At constant pressure, when heat is added at constant pressure, some of the heat energy is used to do work on the gas to increase its volume, and the rest is used to increase the internal energy of the gas molecules. This means that the increase in temperature, in this case, will be less than the increase in temperature in the constant-volume case because some of the added heat energy is used to do work instead of increasing the internal energy of the gas molecules.

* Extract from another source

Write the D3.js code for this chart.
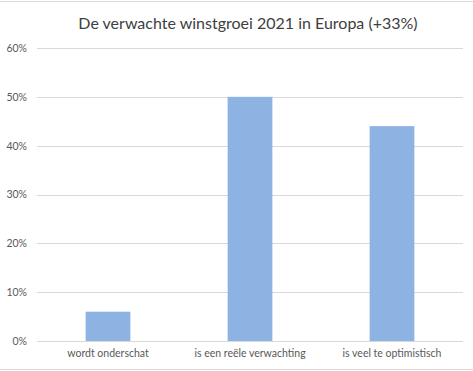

We can easily prove that by assuming we need the temperature difference in both cases is the same.
- The heat added at constant volume:
$$Q_1=nC_{\rm v}\Delta T $$
- The heat added at constant pressure:
$$Q_2=nC_{\rm p}\Delta T $$
$$\dfrac{Q_2}{Q_1}=\dfrac{ \color{red}{\bf\not} nC_{\rm p} \color{red}{\bf\not} \Delta T }{ \color{red}{\bf\not} nC_{\rm v} \color{red}{\bf\not} \Delta T }$$
Recall that $C_{\rm p}\gt C_{\rm v}$
Thus,
$$\dfrac{Q_2}{Q_1}\gt 1$$
$$\boxed{Q_2\gt Q_1}$$
Therefore, heating the gas at constant volume is more efficient and requires less heat energy to achieve the same temperature increase compared to heating the gas at constant pressure.